James McElmunn Wilton

Personal information
- Full name: James McElmunn Wilton
- Date of birth: 21 November 1868
- Place of birth: Derry, Ireland
- Date of death: 8 February 1946 (aged 77)
- Place of death: Derry
- Position: Forward

Senior career*
- Years: Team / Apps / (Gls)
- 1886–1989, 1890–1992: St Columb's Court
- 1889–1990: Cliftonville
- 1892–1993: Derry Olympic
- 1893–1994: North End

International career
- 1888–1993: Ireland / 7 / (2)

= James Wilton =

Irish footballer (1868–1946)

Captain Sir James McElmunn Wilton MC (21 November 1868 – 8 February 1946) was an Irish international footballer and administrator, who was also Mayor of Londonderry from 1935 to 1939.

==Early life==

Wilton was the son of James Caldwell Wilton, a coachbuilder, and Sarah McElmunn, and was educated at the Londonderry Academical Institution, which later became Foyle College. After acting as a legal clerk for some years at the office of Mr P. Maxwell, he trained to become a solicitor, but his qualifications were interrupted by the First World War.

==Sporting career==

"Jemmy" Wilton was a centre-forward for the St Columb's Court football club, his first recorded match for the club taking place in November 1886. He spent one season playing for Cliftonville, playing for the Reds in the 1889–90 Irish Cup final.

His greatest honour as a club player came in the County Londonderry F.A. Cup on his return to the Saints, as he was twice on the winning side in the final, in 1890–91 and 1891–92; in the latter year, both of his brothers were on the scoresheet as St Columb's Court beat Limavady 4–1.

When the city of Derry was invited to send a side to the Irish League in 1892, Wilton took on the task of choosing players for a club, Derry Olympic, chiefly from players of the Saints and Limavady. Wilton himself was a regular player, and even scored the club's first goal; but, with the club handicapped with extra travel expenses to Belfast, the experiment was not a success.
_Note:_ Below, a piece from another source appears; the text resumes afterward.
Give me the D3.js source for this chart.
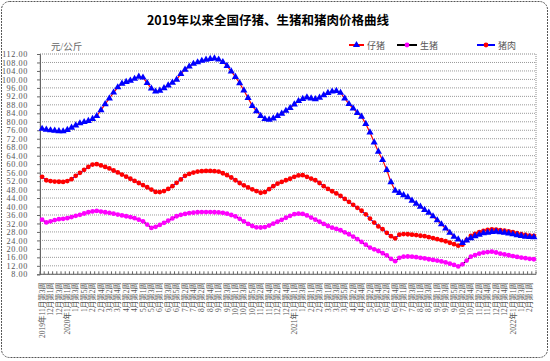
<!DOCTYPE html>
<html><head><meta charset="utf-8">
<script src="https://cdn.jsdelivr.net/npm/d3@7"></script>
<style>
html,body{margin:0;padding:0;background:#fff;}
svg{display:block;}
</style></head>
<body>
<svg id="c" width="550" height="361"></svg>
<script>
// ---- data ----
const seriesNames = ["仔猪", "生猪", "猪肉"];
// months covered and number of weekly points in each (first month starts at week 3)
const monthYears = [2019,2019,2020,2020,2020,2020,2020,2020,2020,2020,2020,2020,2020,2020,2021,2021,2021,2021,2021,2021,2021,2021,2021,2021,2021,2021,2022,2022];
const monthNums  = [11,12,1,2,3,4,5,6,7,8,9,10,11,12,1,2,3,4,5,6,7,8,9,10,11,12,1,2];
const monthWeekStart = [3,1,1,1,1,1,1,1,1,1,1,1,1,1,1,1,1,1,1,1,1,1,1,1,1,1,1,1];
const monthWeekCount = [2,4,5,4,4,5,4,5,4,5,4,5,4,5,4,4,5,4,4,5,4,4,5,4,4,5,4,2];
const yTicks = [8,12,16,20,24,28,32,36,40,44,48,52,56,60,64,68,72,76,80,84,88,92,96,100,104,108,112];

const piglet = [76.7,76.3,76.0,75.8,75.6,75.5,76.2,77.2,78.3,79.3,79.9,80.4,81.4,82.7,85.5,88.3,91.0,93.8,96.3,98.0,
98.8,99.4,100.3,101.3,100.9,98.3,95.7,94.3,94.7,95.9,97.2,98.5,99.9,102.6,104.6,106.1,107.4,108.1,108.8,109.3,
109.7,109.9,109.4,108.2,106.4,103.8,101.2,98.2,94.8,91.3,87.5,85.0,82.8,81.3,81.0,81.6,82.7,83.8,85.2,86.5,
88.2,89.8,90.8,91.5,91.0,90.7,91.4,92.6,93.6,94.3,94.6,93.7,91.0,88.4,86.3,84.2,82.4,79.0,75.0,70.3,
65.9,62.0,57.3,51.5,47.5,46.4,45.4,44.4,42.8,41.3,39.9,38.4,37.1,35.4,33.5,31.6,29.6,27.6,25.7,24.5,
22.8,24.0,25.1,26.0,26.7,27.4,27.7,28.0,28.1,27.9,27.7,27.3,26.9,26.5,26.1,25.8,25.6,25.5];

const hog = [33.8,32.5,33.0,33.6,34.0,34.2,34.5,35.0,35.6,36.1,36.7,37.3,37.7,37.9,37.6,37.3,37.0,36.6,36.2,35.8,
35.4,35.0,34.5,33.8,33.0,31.5,29.9,30.4,31.3,32.3,33.3,34.4,35.4,36.1,36.5,36.9,37.1,37.3,37.4,37.4,
37.4,37.3,37.2,37.0,36.6,36.0,35.3,34.2,33.0,31.8,30.8,30.2,30.1,30.3,31.0,31.9,32.8,33.7,34.7,35.6,
36.4,36.6,36.5,35.8,34.8,33.8,32.8,31.8,30.8,30.0,29.4,28.8,27.8,26.9,25.8,24.6,23.3,22.0,20.6,19.8,
19.0,18.0,16.9,15.3,14.2,15.8,16.3,16.4,16.3,16.1,15.8,15.5,15.1,14.8,14.5,14.1,13.6,13.0,12.4,11.7,
12.7,14.5,16.3,17.1,17.8,18.2,18.5,18.7,18.3,17.8,17.4,17.0,16.6,16.2,15.9,15.6,15.3,15.1];

const pork = [54.0,52.4,52.0,51.8,51.7,51.6,52.0,52.9,54.5,55.9,57.3,58.7,59.8,60.0,59.4,58.7,58.0,57.0,56.1,55.1,
54.1,53.1,52.1,51.1,50.1,49.1,48.0,46.9,46.8,47.3,48.3,49.6,51.2,52.8,54.5,55.4,56.0,56.5,56.7,56.8,
56.8,56.7,56.5,55.7,54.8,53.7,52.4,51.1,50.0,49.0,48.1,47.3,46.5,46.8,48.2,49.6,50.8,51.6,52.4,53.1,
54.0,54.7,54.8,54.0,53.2,52.4,51.1,49.6,48.3,47.2,46.2,45.0,43.6,42.2,40.8,39.4,38.0,36.3,34.3,32.4,
30.6,29.3,27.6,26.0,25.0,26.7,27.0,26.9,26.7,26.5,26.2,26.0,25.5,25.1,24.6,24.1,23.6,22.9,22.2,21.5,
22.0,24.2,26.1,27.1,27.9,28.5,29.0,29.2,29.1,28.9,28.6,28.3,27.9,27.4,27.0,26.6,26.3,26.1];

// ---- category labels ----
const categories = [];
monthNums.forEach((m, k) => {
  for (let w = 0; w < monthWeekCount[k]; w++) {
    const wk = monthWeekStart[k] + w;
    const first = categories.length === 0 || (m === 1 && wk === 1);
    categories.push((first ? monthYears[k] + "年" : "") + m + "月第" + wk + "周");
  }
});

// ---- drawing ----
const svg = d3.select("#c");
const L = 40, R = 536, T = 54, B = 274.3;
const x = d3.scaleBand().domain(d3.range(categories.length)).range([L, R]);
const cx = i => x(i) + x.bandwidth() / 2;
const y = d3.scaleLinear().domain([8, 112]).range([B, T]);
const serif = "'Liberation Serif','Noto Sans CJK SC',serif";

// outer rounded dashed border
svg.append("rect").attr("x", 1.5).attr("y", 1.5).attr("width", 546).attr("height", 356)
  .attr("rx", 8).attr("fill", "#fff").attr("stroke", "#555").attr("stroke-dasharray", "2,1");

// title
svg.append("text").attr("x", 268).attr("y", 25).attr("text-anchor", "middle")
  .attr("font-family", "'Noto Sans CJK SC',sans-serif").attr("font-weight", "bold")
  .attr("font-size", 12.5).attr("fill", "#000").text("2019年以来全国仔猪、生猪和猪肉价格曲线");

// unit
svg.append("text").attr("x", 51).attr("y", 50).attr("font-family", serif)
  .attr("font-size", 9.5).attr("fill", "#666").text("元/公斤");

// gridlines
svg.append("g").selectAll("line").data(yTicks.filter(v => v > 8 && v < 112)).join("line")
  .attr("x1", L).attr("x2", R).attr("y1", d => y(d)).attr("y2", d => y(d))
  .attr("stroke", "#9a9a9a").attr("stroke-width", 1).attr("stroke-dasharray", "1,1");

// plot border (dotted)
svg.append("rect").attr("x", L).attr("y", T).attr("width", R - L).attr("height", B - T)
  .attr("fill", "none").attr("stroke", "#8a8a8a").attr("stroke-dasharray", "1,1");

// y axis
const yAxis = d3.axisLeft(y).tickValues(yTicks).tickFormat(d3.format(".2f")).tickSize(3).tickPadding(9);
const gy = svg.append("g").attr("transform", `translate(${L},0)`).call(yAxis);
gy.select(".domain").attr("stroke", "#666");
gy.selectAll(".tick line").attr("stroke", "#666");
gy.selectAll("text").attr("font-family", serif).attr("font-size", 8.2).attr("fill", "#555")
  .attr("letter-spacing", "0.6px");

// x axis ticks (inside) and labels
const gx = svg.append("g");
gx.append("line").attr("x1", L).attr("x2", R).attr("y1", B).attr("y2", B).attr("stroke", "#666");
gx.selectAll("line.t").data(d3.range(categories.length + 1)).join("line").attr("class", "t")
  .attr("x1", i => L + i * x.step()).attr("x2", i => L + i * x.step())
  .attr("y1", B).attr("y2", B - 3).attr("stroke", "#666");
gx.selectAll("text").data(categories.map((c, i) => [c, i]).filter(d => d[1] % 2 === 0)).join("text")
  .attr("transform", d => `translate(${cx(d[1])},282) rotate(-90)`)
  .attr("text-anchor", "end").attr("dy", "0.35em")
  .attr("font-family", serif).attr("font-size", 7.5).attr("fill", "#555").text(d => d[0]);

// series
const line = d3.line().x((d, i) => cx(i)).y(d => y(d));
const tri = d3.symbol().type(d3.symbolTriangle).size(22);
const circ = d3.symbol().type(d3.symbolCircle).size(18);

function drawSeries(vals, lineColor, markColor, sym) {
  const g = svg.append("g");
  g.append("path").datum(vals).attr("d", line).attr("fill", "none")
    .attr("stroke", lineColor).attr("stroke-width", 1.2);
  g.selectAll("path.m").data(vals).join("path").attr("class", "m")
    .attr("transform", (d, i) => `translate(${cx(i)},${y(d)})`)
    .attr("d", sym).attr("fill", markColor);
}
drawSeries(hog, "#000", "#ff00ff", circ);
drawSeries(pork, "#0000ff", "#ff0000", circ);
drawSeries(piglet, "#ff0000", "#0000ff", tri);

// legend
const legend = [
  {name: seriesNames[0], lc: "#ff0000", mc: "#0000ff", sym: tri, x0: 349, x1: 364},
  {name: seriesNames[1], lc: "#000", mc: "#ff00ff", sym: circ, x0: 397, x1: 417},
  {name: seriesNames[2], lc: "#0000ff", mc: "#ff0000", sym: circ, x0: 477, x1: 495}
];
const lg = svg.append("g");
legend.forEach(l => {
  lg.append("line").attr("x1", l.x0).attr("x2", l.x1).attr("y1", 45).attr("y2", 45)
    .attr("stroke", l.lc).attr("stroke-width", 2);
  lg.append("path").attr("transform", `translate(${(l.x0 + l.x1) / 2},45)`).attr("d", l.sym).attr("fill", l.mc);
  lg.append("text").attr("x", l.x1 + 3).attr("y", 48.5).attr("font-family", serif)
    .attr("font-size", 9).attr("fill", "#555").text(l.name);
});
</script>
</body></html>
Wilton also earned seven international caps for Ireland, six of them coming when he was playing for the Saints. His last appearance, against Wales in 1893, saw him take the captain's role and score a late winner, for his only victory in Irish colours.

==IFA role==

Wilton became president of the Irish Football Association in 1914, a role he held for over 30 years. He was part of the delegation which sought to avoid a split within the Irish FA after Home Rule in 1921. He was considered one of the conciliatory members of the Irish FA, who repeatedly called for a single authority over Irish football to keep politics separate from sport, and granted permission for clubs affiliated to the Football Association of Ireland to play on facilities of clubs loyal to the Irish FA; his proposal that meetings be split equally between Belfast and Dublin, with more international matches played in the Irish Free State, was rejected by the FA of Ireland. Even after his arguments failed, he pressed for the admission of Derry City to the Northern Irish League in 1929.

==Military career==
On the outbreak of the First World War, in August 1914, Wilton volunteered for the 10th (Service) Battalion of the Royal Inniskilling Fusiliers. He was wounded at the Battle of the Somme in 1916 and while a temporary captain was awarded the Military Cross (MC), the citation for which appeared in The London Gazette in November 1916 and reads as follows:

For conspicuous gallantry in action. He led his company with great dash and skill, rallying and encouraging the men by his fine example, in spite of heavy fire and severe casualties. Finally, he was severely wounded whilst studying his map near the enemy third line, and rallying his company for further advance.

Post-war, he became chairman of the Ulster War Pensions' Advisory Committee.

==Political career==

Wilton was secretary of the Derry division of the Ulster Volunteer Force before the war. He was elected as an Ulster Unionist to the Derry Corporation in 1923, and became Lord Mayor in 1935. As mayor, he was an ex officio member of the Senate of Northern Ireland from 1935 to 1939.

He received a knighthood from King George VI in July 1937 on the king's visit to Belfast. Wilton's last official act was attending a luncheon of the Ulster Unionist Council on 8 February 1946, and he died suddenly that evening.

==Legacy==

Wilton Park in Limavady is named in his honour. Although a "staunch Unionist", he had "the esteem of all sections of the community in his native city".